In the late 1970s, Thayer Scudder, Michael Horowitz, and David Brokensha established an Institute for Development Anthropology at the State University of New York at Binghamton.
Anthropologists write with concern about the ways that non-Western objects of aid have been left out of the widespread drive to develop after World War II, especially in the ways that such projects limit solutions to poverty in the form of narrow Western capitalist models that promote exploitation and the destruction of household farms, or, more suspiciously, naturalise inequality between Western post-industrialized countries and former colonial subjects.
Some describe the anthropological critique of development as one that pits modernization and an eradication of the indigenous culture, but this is too reductive and not the case with the majority of scholarly work.
In fact, most anthropologists who work in impoverished areas desire the same economic relief for the people they study as policymakers; however, they are wary about the assumptions and models on which development interventions are based.

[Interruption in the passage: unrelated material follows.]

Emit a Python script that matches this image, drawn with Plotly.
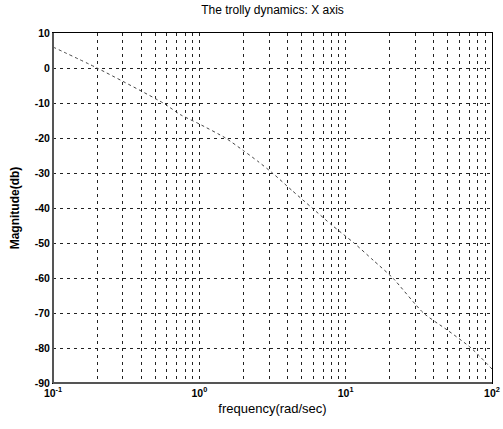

Criticism often focuses therefore on the cultural bias and blind-spots of Western development institutions, or modernization models that systematically represent non-Western societies as more deficient than the West; erroneously assume that Western modes of production and historical processes are repeatable in all contexts; or that do not take into account hundreds of years of colonial exploitation by the West that has tended to destroy the resources of former colonial society.
Development projects themselves flourished in the wake of World War II, and during the Cold War, when they were developed to (1) stop the spread of communism with the spread of capitalist markets, and (2) create more prosperity for the West and its products by creating a global consumer demand for finished Western products abroad.
Some scholars blame the different agents for having only considered a small aspect of the local people's lives without analyzing broader consequences, while others like dependency theory or Escobar argue that development projects are doomed to failure for the fundamental ways they privilege Western industry and corporations.
Escobar's argument echos the earlier work of dependency theory and follows a larger critique more recently posed by Michel Foucault and other post-structuralists.
More recent studies like James Ferguson's The Anti-Politics Machine argue that the ideas and institutional structure that support Western development projects are fundamentally flawed because of the way the West continues to represent the former colonial world.